Pasta at Glass Hostaria. Photography: Courtesy of Glass Hostaria

Reimagining the Trattoria

Trattoria Pennestri is a modern trattoria with a really fun, young approach and the chefs have a light touch and make everything themselves, from the bread to the pasta. There’s the typical cannelloni and carbonara, but then you can find artisanal pasta such as pici [a thick, hand-rolled pasta that looks like fat spaghetti] with broccoli, bread crumbs and anchovy. They roast veal brisket and use all the tripe such as offal, kidneys, liver, lungs and pajata [cooked calves’ intestine]. There’s also a good selection of wines with most of it focussed on Lazio. The prices are very much contained and you can walk out very satisfied having paid very little money.

Rome’s Best Beer Bars

Right across from Bir & Fud is Manuele’s place called Ma Che Siete Venuti A Fà, known locally as Macchè. It’s impossible to translate the name, but it means something like “what the hell did you come here for?” He travels all over the world to taste beer and has the biggest, most impressive artisanal beer selection with Italian beers and beers from outside Italy. On Sunday mornings, it plays the soccer. It only serves beer. No other drinks. If you ask for Coca-Cola, they’ll beat you up and kick you out. It’s such a fun place. It’s become famous all over the world and has been awarded the number one beer places in the world. He’s one of the top references for beer. That’s somewhere I like going to after service. Last month, it happened three times. It’s just a three-minute walk from the restaurant.

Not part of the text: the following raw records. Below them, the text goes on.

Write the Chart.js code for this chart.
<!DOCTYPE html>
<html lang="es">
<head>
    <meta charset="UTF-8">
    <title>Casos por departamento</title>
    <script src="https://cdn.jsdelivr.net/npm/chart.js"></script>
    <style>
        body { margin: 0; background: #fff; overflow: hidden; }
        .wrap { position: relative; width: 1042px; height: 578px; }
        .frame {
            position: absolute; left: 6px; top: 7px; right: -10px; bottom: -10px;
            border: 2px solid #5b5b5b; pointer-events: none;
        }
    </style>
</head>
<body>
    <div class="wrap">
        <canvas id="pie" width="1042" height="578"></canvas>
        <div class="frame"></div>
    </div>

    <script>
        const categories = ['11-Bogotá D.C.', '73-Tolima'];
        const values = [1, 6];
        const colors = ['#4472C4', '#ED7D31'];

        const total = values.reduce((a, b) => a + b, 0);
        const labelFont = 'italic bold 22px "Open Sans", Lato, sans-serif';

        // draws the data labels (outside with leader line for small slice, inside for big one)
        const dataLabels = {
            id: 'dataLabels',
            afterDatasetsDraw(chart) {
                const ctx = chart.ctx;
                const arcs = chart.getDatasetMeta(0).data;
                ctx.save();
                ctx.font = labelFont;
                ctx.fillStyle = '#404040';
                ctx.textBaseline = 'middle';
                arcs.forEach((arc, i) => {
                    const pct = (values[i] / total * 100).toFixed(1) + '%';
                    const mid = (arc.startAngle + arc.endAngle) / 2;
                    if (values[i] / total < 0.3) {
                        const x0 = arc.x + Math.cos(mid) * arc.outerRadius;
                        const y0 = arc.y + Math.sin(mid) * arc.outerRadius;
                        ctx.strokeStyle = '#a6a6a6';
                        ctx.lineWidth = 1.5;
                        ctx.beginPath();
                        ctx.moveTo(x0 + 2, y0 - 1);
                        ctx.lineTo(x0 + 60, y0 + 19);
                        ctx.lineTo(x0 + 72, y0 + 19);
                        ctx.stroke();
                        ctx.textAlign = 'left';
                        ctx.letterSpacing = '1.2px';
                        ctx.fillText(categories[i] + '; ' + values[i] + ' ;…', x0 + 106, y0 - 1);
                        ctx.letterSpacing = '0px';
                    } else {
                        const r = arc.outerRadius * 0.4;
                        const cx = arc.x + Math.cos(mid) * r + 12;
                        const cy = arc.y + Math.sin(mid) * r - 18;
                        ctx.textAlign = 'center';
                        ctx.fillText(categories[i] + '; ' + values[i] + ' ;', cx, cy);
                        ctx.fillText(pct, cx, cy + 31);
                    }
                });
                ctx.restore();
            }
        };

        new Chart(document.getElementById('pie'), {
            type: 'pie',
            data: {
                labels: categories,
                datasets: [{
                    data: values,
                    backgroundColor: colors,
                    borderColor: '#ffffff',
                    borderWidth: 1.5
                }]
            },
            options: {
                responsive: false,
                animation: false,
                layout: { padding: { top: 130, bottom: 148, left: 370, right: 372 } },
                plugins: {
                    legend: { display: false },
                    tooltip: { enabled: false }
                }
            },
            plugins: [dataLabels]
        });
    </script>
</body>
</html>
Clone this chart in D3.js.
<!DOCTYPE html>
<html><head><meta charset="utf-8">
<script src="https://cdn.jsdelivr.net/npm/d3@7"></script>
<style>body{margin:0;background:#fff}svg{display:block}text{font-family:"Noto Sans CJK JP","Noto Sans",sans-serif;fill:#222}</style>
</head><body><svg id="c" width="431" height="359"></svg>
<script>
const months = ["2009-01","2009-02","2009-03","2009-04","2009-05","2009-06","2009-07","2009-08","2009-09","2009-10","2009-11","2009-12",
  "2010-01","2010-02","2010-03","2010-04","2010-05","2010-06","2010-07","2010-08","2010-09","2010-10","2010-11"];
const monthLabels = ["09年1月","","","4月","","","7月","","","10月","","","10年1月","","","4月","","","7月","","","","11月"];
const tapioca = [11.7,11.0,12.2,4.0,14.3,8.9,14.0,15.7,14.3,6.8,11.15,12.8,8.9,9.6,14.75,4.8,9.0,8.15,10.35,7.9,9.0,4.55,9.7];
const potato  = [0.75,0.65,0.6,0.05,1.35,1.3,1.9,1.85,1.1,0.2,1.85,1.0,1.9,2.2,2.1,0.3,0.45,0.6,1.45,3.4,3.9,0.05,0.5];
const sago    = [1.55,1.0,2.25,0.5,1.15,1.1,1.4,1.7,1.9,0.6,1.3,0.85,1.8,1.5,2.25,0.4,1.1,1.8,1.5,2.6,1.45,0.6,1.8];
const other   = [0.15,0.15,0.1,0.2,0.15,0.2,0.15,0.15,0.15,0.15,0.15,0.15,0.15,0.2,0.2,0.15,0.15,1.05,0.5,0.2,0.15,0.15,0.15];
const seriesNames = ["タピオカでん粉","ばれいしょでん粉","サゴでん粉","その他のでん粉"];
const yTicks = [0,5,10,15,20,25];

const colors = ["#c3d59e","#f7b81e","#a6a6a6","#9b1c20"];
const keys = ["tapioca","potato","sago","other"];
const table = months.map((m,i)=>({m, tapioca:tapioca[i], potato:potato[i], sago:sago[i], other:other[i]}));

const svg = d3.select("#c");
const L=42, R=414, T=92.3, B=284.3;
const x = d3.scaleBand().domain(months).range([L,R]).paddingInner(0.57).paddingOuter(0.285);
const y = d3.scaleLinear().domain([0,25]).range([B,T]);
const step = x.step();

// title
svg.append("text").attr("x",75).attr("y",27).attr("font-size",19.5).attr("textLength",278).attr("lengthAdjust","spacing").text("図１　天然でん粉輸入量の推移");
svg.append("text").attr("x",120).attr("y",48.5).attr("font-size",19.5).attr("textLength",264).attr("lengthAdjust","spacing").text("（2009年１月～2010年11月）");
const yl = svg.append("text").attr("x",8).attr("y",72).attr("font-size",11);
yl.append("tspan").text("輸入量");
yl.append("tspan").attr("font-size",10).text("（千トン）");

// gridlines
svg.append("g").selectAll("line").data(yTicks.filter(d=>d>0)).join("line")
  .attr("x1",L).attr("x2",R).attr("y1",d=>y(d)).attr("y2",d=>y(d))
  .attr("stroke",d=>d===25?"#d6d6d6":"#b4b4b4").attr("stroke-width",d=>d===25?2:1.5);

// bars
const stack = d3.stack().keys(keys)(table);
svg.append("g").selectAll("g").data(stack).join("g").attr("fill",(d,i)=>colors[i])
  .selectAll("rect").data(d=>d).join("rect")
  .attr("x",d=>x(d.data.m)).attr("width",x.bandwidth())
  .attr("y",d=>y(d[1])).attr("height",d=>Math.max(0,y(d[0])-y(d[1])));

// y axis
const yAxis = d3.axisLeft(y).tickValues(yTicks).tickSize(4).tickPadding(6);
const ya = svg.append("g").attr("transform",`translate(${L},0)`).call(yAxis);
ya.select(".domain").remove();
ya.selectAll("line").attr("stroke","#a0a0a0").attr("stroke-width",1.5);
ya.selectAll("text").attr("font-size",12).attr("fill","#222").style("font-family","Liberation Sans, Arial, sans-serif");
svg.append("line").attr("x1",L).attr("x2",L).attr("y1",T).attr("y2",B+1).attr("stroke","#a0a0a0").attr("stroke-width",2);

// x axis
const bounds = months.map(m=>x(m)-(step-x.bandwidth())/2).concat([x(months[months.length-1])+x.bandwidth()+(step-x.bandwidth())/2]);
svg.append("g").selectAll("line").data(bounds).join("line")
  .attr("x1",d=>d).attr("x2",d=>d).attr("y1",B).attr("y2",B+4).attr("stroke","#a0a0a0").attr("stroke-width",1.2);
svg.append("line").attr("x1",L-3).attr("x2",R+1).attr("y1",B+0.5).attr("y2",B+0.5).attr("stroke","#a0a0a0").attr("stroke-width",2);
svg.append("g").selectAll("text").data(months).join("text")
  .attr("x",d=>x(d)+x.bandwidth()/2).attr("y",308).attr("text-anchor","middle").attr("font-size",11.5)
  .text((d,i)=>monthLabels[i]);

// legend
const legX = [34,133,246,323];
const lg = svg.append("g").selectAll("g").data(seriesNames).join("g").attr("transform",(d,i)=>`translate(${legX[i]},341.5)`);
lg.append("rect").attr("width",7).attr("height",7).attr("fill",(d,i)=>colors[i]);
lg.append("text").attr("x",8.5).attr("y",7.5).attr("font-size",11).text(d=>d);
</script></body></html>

Appreciating Roman-Style Pizza

180g Pizzeria Romana is a really good place. The name comes from the weight of the dough used for making the pizza. It only makes Roman-style pizza. Roman-style is completely different from the Neapolitan-style: the dough is different, the temperature it’s cooked at is different, it’s thin, it’s not as thick. The cornicione – the part around the crust – is much thinner than Neapolitan pizzas. The pizza that I like very much is the cacio e pepe, I really like this. There’s also a spicy one with ‘nduja sausage with buffalo mozzarella, parmigiana and basil.  

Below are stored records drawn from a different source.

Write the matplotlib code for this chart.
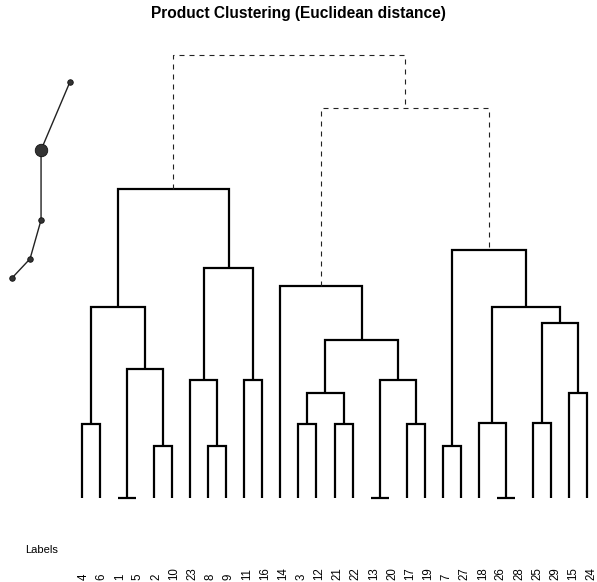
import matplotlib
matplotlib.use("Agg")
import matplotlib.pyplot as plt

plt.rcParams['font.family'] = ['Liberation Sans', 'DejaVu Sans']

# -------- Data -------- #
leaf_labels = ['4', '6', '1', '5', '2', '10', '23', '8', '9', '11', '16',
               '14', '3', '12', '21', '22', '13', '20', '17', '19',
               '7', '27', '18', '26', '28', '25', '29', '15', '24']

# merges: ids 0..28 are leaves, merge k gets id 29 + k
merge_left = [2, 16, 23, 4, 7, 20, 0, 12, 14, 18, 22, 25, 27, 36, 6, 9, 30,
              29, 42, 40, 35, 39, 11, 43, 34, 49, 51, 54]
merge_right = [3, 17, 24, 5, 8, 21, 1, 13, 15, 19, 31, 26, 28, 37, 33, 10, 38,
               32, 45, 41, 46, 48, 47, 44, 50, 52, 53, 55]
merge_height = [0.0, 0.0, 0.0, 1.30, 1.30, 1.30, 1.85, 1.85, 1.85, 1.85,
                1.88, 1.88, 2.63, 2.63, 2.95, 2.95, 2.95, 3.23, 3.95, 4.38,
                4.78, 4.78, 5.30, 5.75, 6.20, 7.73, 9.75, 11.08]
n_dashed = 2  # top merges drawn above the 3-cluster cut

# small curve drawn at the left edge
curve_x = [-0.67, -2.27, -2.27, -2.88, -3.88]
curve_y = [10.4, 8.7, 6.95, 5.98, 5.5]
curve_size = [4, 9, 4, 4, 4]

# -------- Figure -------- #
fig = plt.figure(figsize=(5.97, 5.82), dpi=100)
ax = fig.add_axes([0, 0, 1, 1])
ax.set_xlim(-4.546, 28.554)
ax.set_ylim(-2.1, 12.45)
ax.axis('off')

n = len(leaf_labels)
xpos = {i: float(i) for i in range(n)}
ypos = {i: 0.0 for i in range(n)}

for k, (a, b, h) in enumerate(zip(merge_left, merge_right, merge_height)):
    node = n + k
    dashed = k >= len(merge_height) - n_dashed
    xs = [xpos[a], xpos[a], xpos[b], xpos[b]]
    ys = [ypos[a], h, h, ypos[b]]
    if dashed:
        ax.plot(xs, ys, color='#222222', lw=0.8, dashes=(4.5, 4.5),
                solid_joinstyle='miter')
    else:
        ax.plot(xs, ys, color='black', lw=1.6, solid_joinstyle='miter',
                solid_capstyle='butt')
    xpos[node] = (xpos[a] + xpos[b]) / 2
    ypos[node] = h

ax.plot(curve_x, curve_y, color='#222222', lw=1.0, zorder=3)
for cx, cy, s in zip(curve_x, curve_y, curve_size):
    ax.plot(cx, cy, 'o', color='#333333', ms=s, mec='#111111', mew=0.6, zorder=4)

# -------- Labels -------- #
lab_ax = fig.add_axes([0, 0, 1, 1])
lab_ax.set_xlim(-4.6, 28.3)
lab_ax.set_ylim(0, 582)
lab_ax.axis('off')
for i, lab in enumerate(leaf_labels):
    lab_ax.text(i, 2, lab, rotation=90, ha='center', va='bottom', fontsize=8.3)
lab_ax.text(-3.2, 32, 'Labels', ha='left', va='center', fontsize=8)

fig.suptitle('Product Clustering (Euclidean distance)', y=0.99,
             fontsize=11.2, fontweight='bold')

fig.savefig('out.png', dpi=100)
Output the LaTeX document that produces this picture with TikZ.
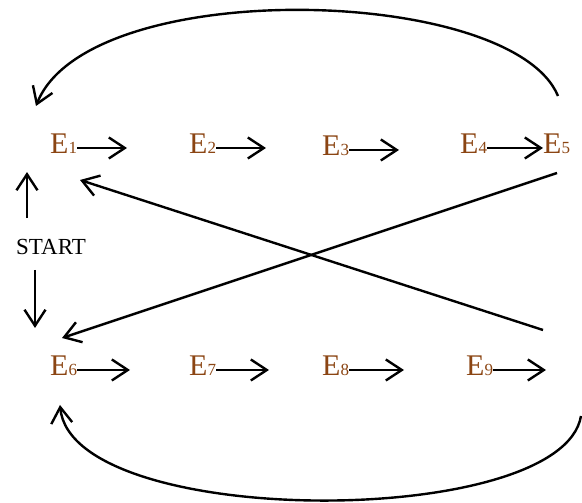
\documentclass[tikz,border=0pt]{standalone}
\usepackage{fontspec}
\setmainfont{Liberation Serif}
\usetikzlibrary{arrows.meta}
\definecolor{evbrown}{RGB}{139,69,19}
\newcommand{\evt}[1]{{\fontsize{30}{30}\selectfont E}{\fontsize{17}{17}\selectfont #1}}

\begin{document}
\begin{tikzpicture} [x=1pt,y=1pt]
 \tikzset{evt/.style={color=evbrown, inner sep=0, text height=12pt, text depth=0pt, anchor=base west},
          arr/.style={-{Straight Barb[length=16pt,width=21pt]}, line width=2.4pt}}
 \useasboundingbox (0,0) rectangle (582,503);
 % top row
 \node[evt] (e1) at (50,349) {\evt{1}};
 \node[evt] (e2) at (189,349) {\evt{2}};
 \node[evt] (e3) at (322,347) {\evt{3}};
 \node[evt] (e4) at (460,349) {\evt{4}};
 \node[evt] (e5) at (543,349) {\evt{5}};
 % bottom row
 \node[evt] (e6) at (50,127) {\evt{6}};
 \node[evt] (e7) at (189,127) {\evt{7}};
 \node[evt] (e8) at (322,127) {\evt{8}};
 \node[evt] (e9) at (466,127) {\evt{9}};
 \node[inner sep=0, font=\fontsize{23}{23}\selectfont] (start) at (51,256) {START};
 % loose ends of the arrows
 \coordinate (a1) at (127,355);
 \coordinate (a2) at (266,355);
 \coordinate (a3) at (399,353);
 \coordinate (b6) at (130,133);
 \coordinate (b7) at (269,133);
 \coordinate (b8) at (404,133);
 \coordinate (b9) at (546,133);
 \coordinate (up) at ([shift={(-24,67)}]start.north);
 \coordinate (dn) at ([shift={(-16,-73)}]start.south);
 \draw[arr] (e1.east) -- (a1);
 \draw[arr] (e2.east) -- (a2);
 \draw[arr] (e3.east) -- (a3);
 \draw[arr] (e4.east) -- (e5.west);
 \draw[arr] (e6.east) -- (b6);
 \draw[arr] (e7.east) -- (b7);
 \draw[arr] (e8.east) -- (b8);
 \draw[arr] (e9.east) -- (b9);
 % start
 \draw[arr] ([shift={(-24,21)}]start.north) -- (up);
 \draw[arr] ([shift={(-16,-15)}]start.south) -- (dn);
 % crossing
 \draw[arr] ([shift={(14,-19)}]e5.base west) -- ([shift={(12,38)}]e6.base west);
 \draw[arr] ([shift={(77,46)}]e9.base west) -- ([shift={(30,-26)}]e1.base west);
 % loops
 \draw[arr] ([shift={(15,58)}]e5.base west) .. controls (512,518) and (88,528) .. ([shift={(-14,48)}]e1.base west);
 \draw[arr] ([shift={(35,-46)}]b9) .. controls (562,-27) and (72,-27) .. ([shift={(10,-29)}]e6.base west);
\end{tikzpicture}
\end{document}
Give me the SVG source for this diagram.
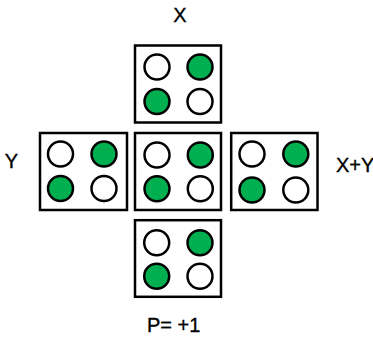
<svg xmlns="http://www.w3.org/2000/svg" width="373" height="344" viewBox="0 0 373 344">
<style>
.box{fill:#fff;stroke:#000;stroke-width:2.5}
.on{fill:#00B050;stroke:#000;stroke-width:2.5}
.off{fill:#fff;stroke:#000;stroke-width:2.5}
.lbl{font-family:"Liberation Sans",Arial,sans-serif;font-size:20px;fill:#000;stroke:#000;stroke-width:0.35}
</style>
<rect width="373" height="344" fill="#fff"/>
<g id="top">
<rect class="box" x="135" y="45.5" width="86" height="77"/>
<circle class="off" cx="157" cy="67" r="12.5"/>
<circle class="on" cx="200" cy="67" r="12.5"/>
<circle class="on" cx="157" cy="101.5" r="12.5"/>
<circle class="off" cx="200" cy="101.5" r="12.5"/>
</g>
<g id="left">
<rect class="box" x="40" y="133" width="87" height="77"/>
<circle class="off" cx="60.5" cy="154" r="12.5"/>
<circle class="on" cx="104" cy="154" r="12.5"/>
<circle class="on" cx="60.5" cy="188.5" r="12.5"/>
<circle class="off" cx="104" cy="188.5" r="12.5"/>
</g>
<g id="center">
<rect class="box" x="135" y="133" width="86" height="77"/>
<circle class="off" cx="157" cy="155" r="12.5"/>
<circle class="on" cx="200.3" cy="155" r="12.5"/>
<circle class="on" cx="157" cy="188.7" r="12.5"/>
<circle class="off" cx="200.3" cy="188.7" r="12.5"/>
</g>
<g id="right">
<rect class="box" x="231.2" y="133" width="86.3" height="77"/>
<circle class="off" cx="252" cy="154" r="12.5"/>
<circle class="on" cx="295.8" cy="154" r="12.5"/>
<circle class="on" cx="252" cy="190" r="12.5"/>
<circle class="off" cx="295.8" cy="190" r="12.5"/>
</g>
<g id="bottom">
<rect class="box" x="135" y="220.2" width="86" height="76.6"/>
<circle class="off" cx="156.7" cy="242.7" r="12.5"/>
<circle class="on" cx="200" cy="242.7" r="12.5"/>
<circle class="on" cx="156.7" cy="276.3" r="12.5"/>
<circle class="off" cx="200" cy="276.3" r="12.5"/>
</g>
<g id="connectors"></g>
<g id="labels">
<text class="lbl" x="180" y="22" text-anchor="middle">X</text>
<text class="lbl" x="11.5" y="168" text-anchor="middle">Y</text>
<text class="lbl" x="336" y="171.5">X+Y</text>
<text class="lbl" x="147" y="332">P= +1</text>
</g>
</svg>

The Italian Capital’s Green Bistro

Aromaticus is another place doing something new and different. When it first opened, it only had a couple of tables and was selling its own herbs, salads and cold food. Now it also has a very, very good selection of artisanal beer and kombucha and fermented stuff they do themselves. My son and I went there during the Christmas holiday. It’s open all day. In the kitchen, they serve very traditional food cooked with new techniques. We had deep-fried salt cod which is a typical dish in Roman cuisine but the breading was amazingly crunchy, totally dry and not oily. I was talking to the chef Nicolo Cini and said, “wow, you really did a number with this.” He told me he was working with a Japanese guy who said the secret was to use glutinous rice flour. He used it and it was just amazing. I was really impressed. He also uses very high-quality ingredients. The thing that I really like which is what I also do is that he gets all his vegetables and ingredients from Piazza San Cosimato.

Why Rome Is Home

My restaurant Glass Hostaria is a different counter-current restaurant. It was the first restaurant without tablecloths in Italy to be awarded a Michelin star. Trastevere is still the most traditional area in Rome: cacio e pepe, carbonara. Here it is. My restaurant is totally modern in style. It breaks the rules with a different kind of cuisine to the others that finds itself in the nest of tradition. Tourists aren’t the only people who eat dinner. Romans go out too and, sometimes, they want to have a different kind of food which is the reason they come to my restaurant. We serve a la carte dishes as well as three tasting menus. There is a vegetarian menu that, I’m very proud to say, we’ve been serving for five years; a traditional but not too traditional tasting menu; and then the creative menu.